** What is needed **
Copy exactly the lines from the one containing "Write a web" through the one containing "400, 450, 500];", both included, and leave out any pictures.

— BEGIN Data supplied —

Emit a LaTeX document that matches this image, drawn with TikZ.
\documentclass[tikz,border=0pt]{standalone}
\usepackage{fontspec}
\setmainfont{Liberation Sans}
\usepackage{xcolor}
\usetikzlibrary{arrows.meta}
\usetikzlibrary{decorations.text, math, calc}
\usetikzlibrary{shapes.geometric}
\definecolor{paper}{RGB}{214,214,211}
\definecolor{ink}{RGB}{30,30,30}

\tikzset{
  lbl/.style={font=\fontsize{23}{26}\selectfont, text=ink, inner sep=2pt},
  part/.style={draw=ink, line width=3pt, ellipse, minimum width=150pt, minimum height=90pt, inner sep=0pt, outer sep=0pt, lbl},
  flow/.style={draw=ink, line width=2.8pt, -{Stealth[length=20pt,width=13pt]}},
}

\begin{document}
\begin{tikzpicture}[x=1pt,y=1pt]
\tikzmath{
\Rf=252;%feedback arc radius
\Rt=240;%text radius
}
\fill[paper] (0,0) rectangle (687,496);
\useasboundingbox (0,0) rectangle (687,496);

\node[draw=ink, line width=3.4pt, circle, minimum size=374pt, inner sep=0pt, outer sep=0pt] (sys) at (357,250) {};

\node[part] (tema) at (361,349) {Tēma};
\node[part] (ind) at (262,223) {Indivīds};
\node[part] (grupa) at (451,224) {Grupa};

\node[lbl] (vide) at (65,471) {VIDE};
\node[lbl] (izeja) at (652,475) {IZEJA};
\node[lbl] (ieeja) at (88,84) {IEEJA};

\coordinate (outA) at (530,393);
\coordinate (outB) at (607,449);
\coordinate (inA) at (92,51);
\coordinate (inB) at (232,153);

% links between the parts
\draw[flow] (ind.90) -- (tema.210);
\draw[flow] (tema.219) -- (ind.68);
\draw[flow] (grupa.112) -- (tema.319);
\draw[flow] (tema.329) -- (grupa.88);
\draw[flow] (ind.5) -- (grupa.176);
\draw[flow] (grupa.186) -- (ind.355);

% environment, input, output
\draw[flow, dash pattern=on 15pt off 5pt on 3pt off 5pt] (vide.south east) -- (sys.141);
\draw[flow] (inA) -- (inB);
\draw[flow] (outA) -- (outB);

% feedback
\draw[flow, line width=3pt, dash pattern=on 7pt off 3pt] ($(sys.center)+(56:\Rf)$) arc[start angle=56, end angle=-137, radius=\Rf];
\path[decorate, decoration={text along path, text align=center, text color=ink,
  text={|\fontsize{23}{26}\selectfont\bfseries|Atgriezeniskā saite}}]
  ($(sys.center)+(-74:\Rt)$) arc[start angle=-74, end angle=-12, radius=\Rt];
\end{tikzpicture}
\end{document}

— END Data supplied —
— BEGIN Data supplied —

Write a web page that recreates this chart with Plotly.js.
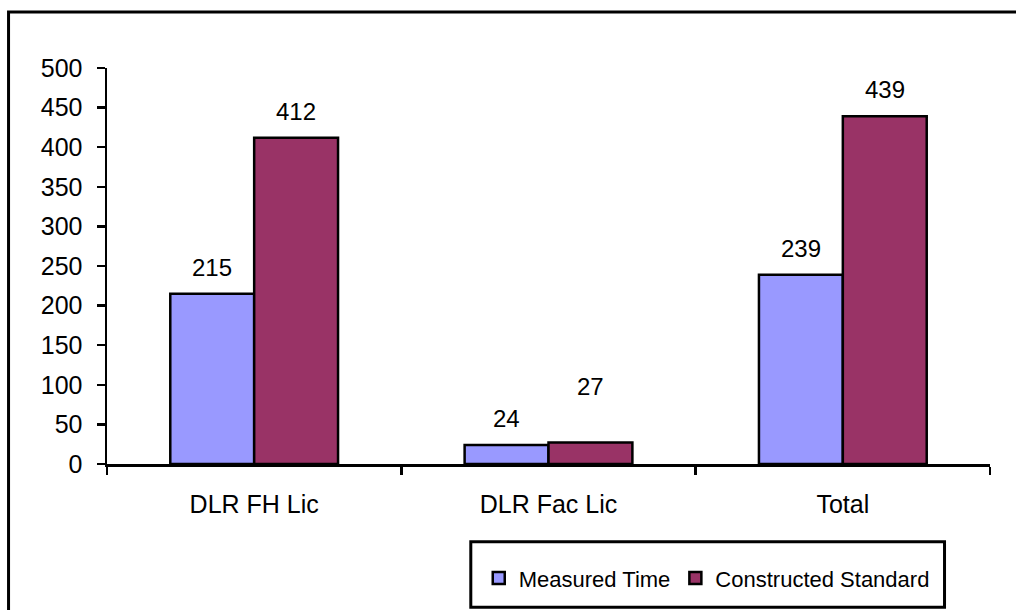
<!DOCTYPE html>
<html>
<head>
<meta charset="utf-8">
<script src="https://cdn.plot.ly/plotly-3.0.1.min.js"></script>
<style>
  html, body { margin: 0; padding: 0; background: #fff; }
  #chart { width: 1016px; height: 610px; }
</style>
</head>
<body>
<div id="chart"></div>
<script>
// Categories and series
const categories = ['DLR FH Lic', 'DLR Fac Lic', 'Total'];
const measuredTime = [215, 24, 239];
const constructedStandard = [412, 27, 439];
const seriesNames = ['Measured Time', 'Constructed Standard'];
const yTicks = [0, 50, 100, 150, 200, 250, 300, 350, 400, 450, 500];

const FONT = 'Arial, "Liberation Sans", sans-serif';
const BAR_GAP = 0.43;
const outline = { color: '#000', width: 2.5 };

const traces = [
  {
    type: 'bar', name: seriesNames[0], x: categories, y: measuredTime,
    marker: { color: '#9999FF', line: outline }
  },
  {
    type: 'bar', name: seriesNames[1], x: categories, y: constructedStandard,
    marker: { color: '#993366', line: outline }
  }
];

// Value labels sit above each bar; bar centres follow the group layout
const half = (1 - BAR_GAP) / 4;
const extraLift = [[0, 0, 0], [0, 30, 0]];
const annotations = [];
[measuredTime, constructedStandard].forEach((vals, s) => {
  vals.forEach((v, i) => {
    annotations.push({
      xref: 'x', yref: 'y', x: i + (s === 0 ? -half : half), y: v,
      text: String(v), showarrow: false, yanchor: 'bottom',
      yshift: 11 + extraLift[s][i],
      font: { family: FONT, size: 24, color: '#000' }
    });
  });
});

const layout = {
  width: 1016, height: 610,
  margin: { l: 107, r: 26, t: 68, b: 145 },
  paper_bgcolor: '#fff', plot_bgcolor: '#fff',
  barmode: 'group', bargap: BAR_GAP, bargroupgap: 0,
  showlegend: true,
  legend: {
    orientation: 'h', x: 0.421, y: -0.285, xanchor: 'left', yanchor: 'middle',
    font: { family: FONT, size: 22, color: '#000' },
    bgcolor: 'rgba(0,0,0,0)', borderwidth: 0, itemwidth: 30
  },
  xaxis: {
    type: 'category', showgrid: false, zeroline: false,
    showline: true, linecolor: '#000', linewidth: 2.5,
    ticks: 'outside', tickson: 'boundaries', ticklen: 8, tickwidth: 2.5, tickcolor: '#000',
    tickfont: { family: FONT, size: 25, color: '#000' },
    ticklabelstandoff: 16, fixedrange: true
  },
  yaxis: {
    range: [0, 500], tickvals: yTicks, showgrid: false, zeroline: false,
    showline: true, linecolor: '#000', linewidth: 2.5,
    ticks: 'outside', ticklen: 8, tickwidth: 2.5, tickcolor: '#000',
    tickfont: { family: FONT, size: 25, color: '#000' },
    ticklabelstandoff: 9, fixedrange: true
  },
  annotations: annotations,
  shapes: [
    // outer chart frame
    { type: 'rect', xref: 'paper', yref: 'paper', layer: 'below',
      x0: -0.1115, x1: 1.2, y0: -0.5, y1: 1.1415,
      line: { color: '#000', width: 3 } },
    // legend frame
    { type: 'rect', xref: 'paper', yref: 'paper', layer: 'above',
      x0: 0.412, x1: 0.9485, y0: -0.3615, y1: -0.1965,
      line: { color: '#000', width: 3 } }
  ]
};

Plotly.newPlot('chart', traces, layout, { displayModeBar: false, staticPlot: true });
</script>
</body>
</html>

— END Data supplied —
— BEGIN Data supplied —

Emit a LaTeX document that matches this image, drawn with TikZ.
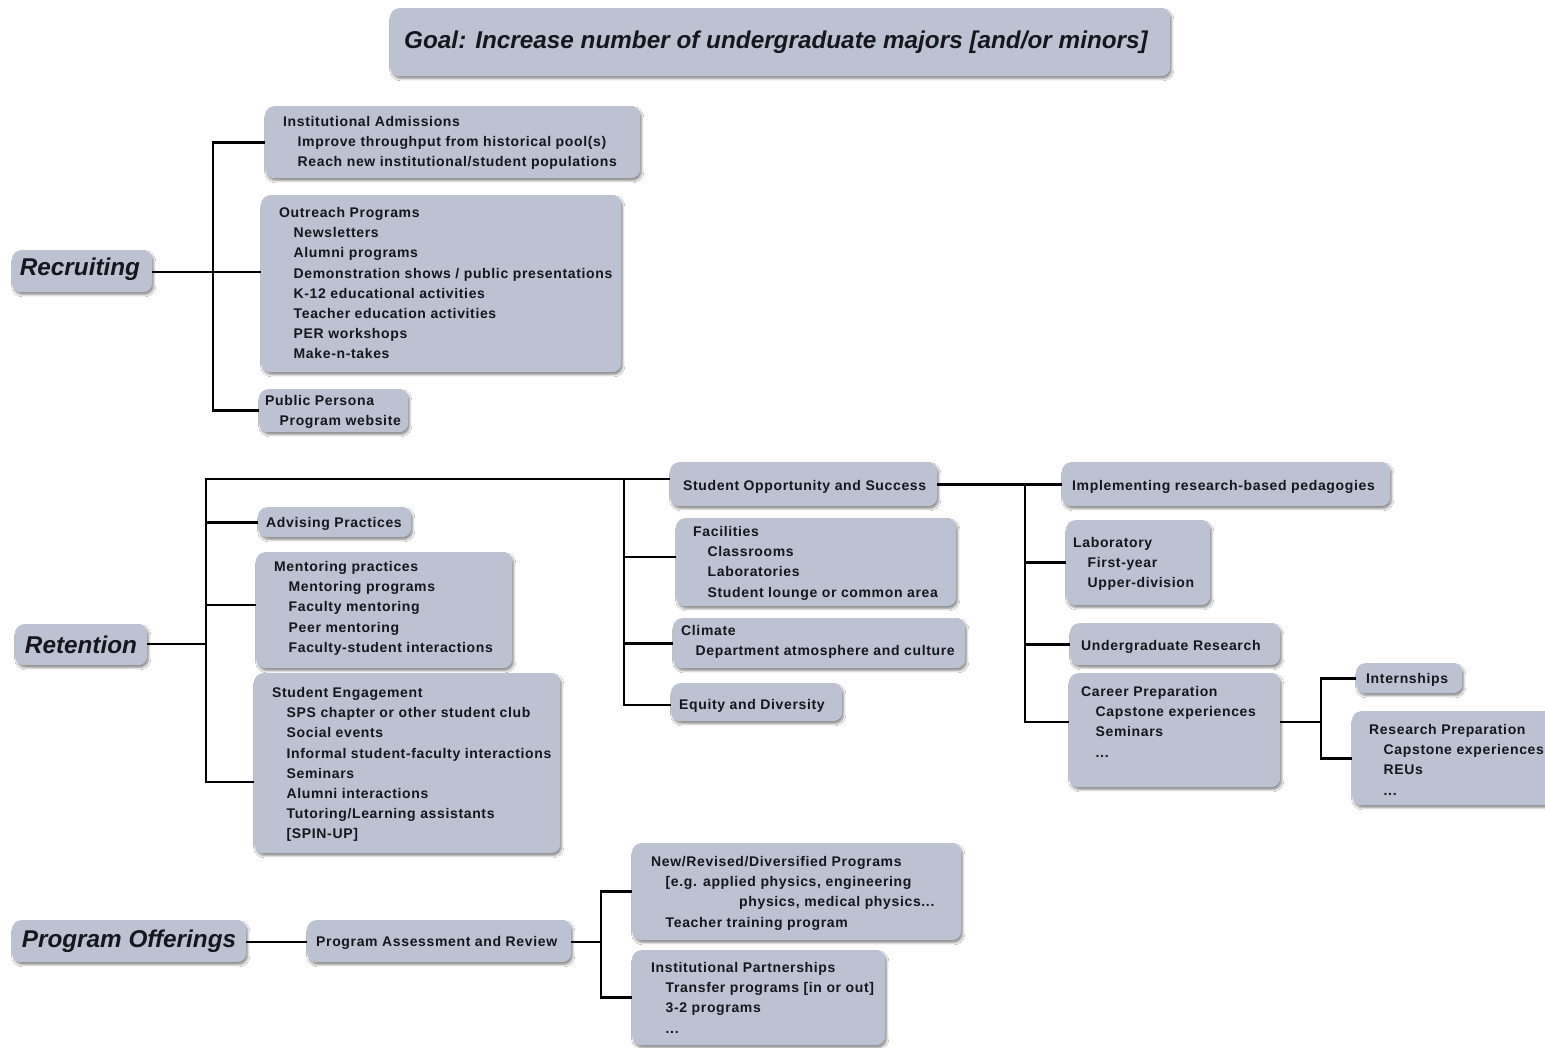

— END Data supplied —

** Expected output **
Write a web page that recreates this chart with Plotly.js.
<!DOCTYPE html>
<html>
<head>
<meta charset="utf-8">
<script src="https://cdn.plot.ly/plotly-3.0.1.min.js"></script>
<style>
  html, body { margin: 0; padding: 0; background: #fff; }
  #chart { width: 1016px; height: 610px; }
</style>
</head>
<body>
<div id="chart"></div>
<script>
// Categories and series
const categories = ['DLR FH Lic', 'DLR Fac Lic', 'Total'];
const measuredTime = [215, 24, 239];
const constructedStandard = [412, 27, 439];
const seriesNames = ['Measured Time', 'Constructed Standard'];
const yTicks = [0, 50, 100, 150, 200, 250, 300, 350, 400, 450, 500];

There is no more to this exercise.